November 15, 2006

Three domestic automakers meet with George W. Bush

Washington, D.C. – The CEOs of the three domestic automakers met with President George W. Bush yesterday. Tom LaSorda of Chrysler Group, Alan Mulally of Ford and Rick Wagoner of General Motors met with the president to discuss issues related to the auto industry, and to overall American manufacturing competitiveness.

According to a statement issued jointly by the three automakers, discussions included energy security, the affordability and quality of health care, the trade imbalance caused by an artificially weak yen, and the rising cost of vehicle production materials. The statement included the following points:

On energy: The automakers support the government’s call for continued development and use of renewable fuels to lessen America’s dependence on imported oil. The CEOs said they are willing to do their part to increase the use of renewable fuels, and stand ready to make half of their annual vehicle production E85 fuel-flexible or capable of running on biodiesel by 2012. Any vehicle production increase must be accompanied by continuing incentives that encourage the manufacture, distribution and availability of renewable fuels and the production of flexible-fuel vehicles.

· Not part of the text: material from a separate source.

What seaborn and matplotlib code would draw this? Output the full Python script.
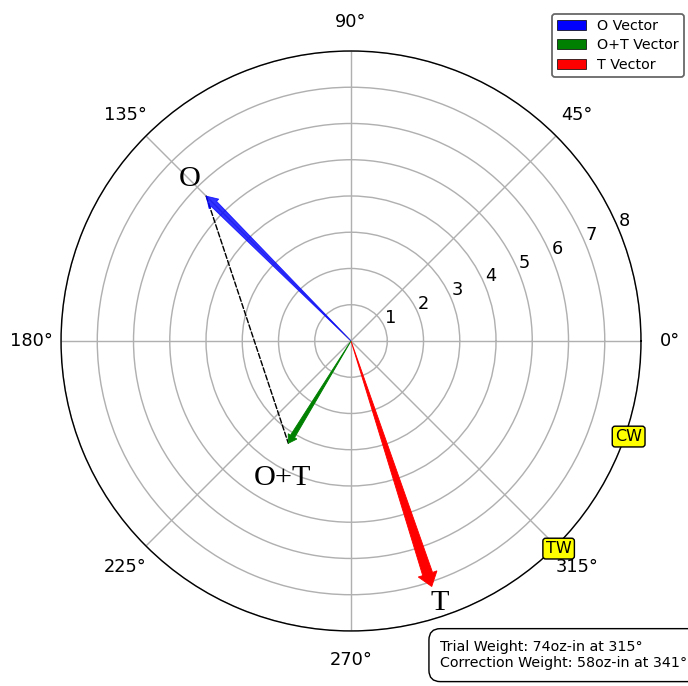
import numpy as np
import matplotlib
matplotlib.use("Agg")
import matplotlib.pyplot as plt
import matplotlib.patches as mpatches
import seaborn as sns

# ---- data ----
vector_names = ["O", "T", "O+T"]
vector_angles_deg = [135.0, 288.2, 238.5]
vector_magnitudes = [5.65, 7.13, 3.31]
vector_colors = ["blue", "red", "green"]
legend_labels = ["O Vector", "O+T Vector", "T Vector"]
legend_colors = ["blue", "green", "red"]
weight_tags = ["TW", "CW"]
weight_angles_deg = [315.0, 341.0]
r_ticks = [1, 2, 3, 4, 5, 6, 7, 8]
theta_ticks_deg = [0, 45, 90, 135, 180, 225, 270, 315]
info_text = "Trial Weight: 74oz-in at 315°\nCorrection Weight: 58oz-in at 341°"

sns.set_style("white", rc={"text.color": "black", "xtick.color": "black",
                           "ytick.color": "black", "axes.edgecolor": "black"})
plt.rcParams["font.family"] = ["DejaVu Sans"]

DPI = 128
fig = plt.figure(figsize=(688 / DPI, 686 / DPI), dpi=DPI)
ax = fig.add_axes([0.0887, 0.0802, 0.843, 0.8455], projection="polar")
ax.set_rlim(0, 8)
ax.set_rticks(r_ticks)
ax.set_thetagrids(theta_ticks_deg, [f"{t}°" for t in theta_ticks_deg], fontsize=10)
ax.tick_params(axis="x", pad=6)
ax.tick_params(axis="y", labelsize=10)
ax.grid(True, color="#b0b0b0", linewidth=0.8)

styles = {
    "O": dict(width=0.038, head_width=0.07, head_length=0.3, alpha=0.8),
    "T": dict(width=0.042, head_width=0.08, head_length=0.36, alpha=1.0),
    "O+T": dict(width=0.042, head_width=0.09, head_length=0.22, alpha=1.0),
}
# label placement relative to each vector tip: (angle offset in deg, radius offset)
label_offsets = {"O": (0.0, 0.65), "T": (0.5, 0.5), "O+T": (5.0, 0.9)}

for name, ang, mag, col in zip(vector_names, vector_angles_deg, vector_magnitudes, vector_colors):
    th = np.deg2rad(ang)
    st = styles[name]
    ax.arrow(th, 0, 0, mag, width=st["width"], head_width=st["head_width"],
             head_length=st["head_length"], length_includes_head=True,
             facecolor=col, edgecolor=col, alpha=st["alpha"], linewidth=0.5, zorder=5)
    dth, dr = label_offsets[name]
    ax.text(np.deg2rad(ang + dth), mag + dr, name, fontsize=17, family="Liberation Serif",
            ha="center", va="center", zorder=6)

# dashed line from O tip to O+T tip (straight in display space)
iO = vector_names.index("O")
iS = vector_names.index("O+T")
ax.annotate("", xy=(np.deg2rad(vector_angles_deg[iS]), vector_magnitudes[iS]),
            xytext=(np.deg2rad(vector_angles_deg[iO]), vector_magnitudes[iO]),
            arrowprops=dict(arrowstyle="-", linestyle="--", color="black", lw=0.8,
                            shrinkA=0, shrinkB=0), zorder=4)

for tag, ang in zip(weight_tags, weight_angles_deg):
    ax.text(np.deg2rad(ang), 8.1, tag, fontsize=9, ha="center", va="center", zorder=7,
            bbox=dict(boxstyle="round,pad=0.18", facecolor="yellow", edgecolor="black", linewidth=0.8),
            clip_on=False)

handles = [mpatches.Patch(facecolor=c, edgecolor="black", linewidth=0.4, label=l)
           for l, c in zip(legend_labels, legend_colors)]
fig.legend(handles=handles, loc="upper right", bbox_to_anchor=(0.994, 0.980), fontsize=8,
           borderaxespad=0, fancybox=True, edgecolor="0.4", framealpha=1,
           labelspacing=0.4, borderpad=0.35)

fig.text(0.64, 0.045, info_text, fontsize=8, ha="left", va="center",
         bbox=dict(boxstyle="round,pad=0.8", facecolor="white", edgecolor="black", linewidth=0.8))

fig.savefig("out.png", dpi=DPI)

On manufacturing competitiveness: The automakers said that their three companies are the source, directly or indirectly, of over seven million U.S. jobs, and that they have invested over US$38 billion in the U.S. in the last four years. According to the statement, “However, the economic benefits and the well-paying jobs our industry and nearly all manufacturing provide are declining in part because the competitive playing field is not level. Some of our principal foreign competitors benefit immensely from national control and subsidization of health care costs in their home countries, and from fiscal and trade policies which keep local currencies weak and make import of U.S. products difficult.”

On currency: The automakers stated that, this year, Japanese vehicle imports into the U.S. will reach 2.3 million, further exploited by the artificial weakness of the yen. The automakers asked the President to take action to address the weak yen, as “we are very willing to make difficult decisions to transform our businesses to compete successfully, but we are not in a position to counter the effects of an excessively weak yen.”

On production costs: The automakers discussed the rising cost of production materials such as domestic steel, which is currently protected from competition. In the face of higher costs for steel and supply disruptions, the automakers asked that the administration recognize that continued protection of steel from competition is harming U.S. manufacturing and is no longer needed.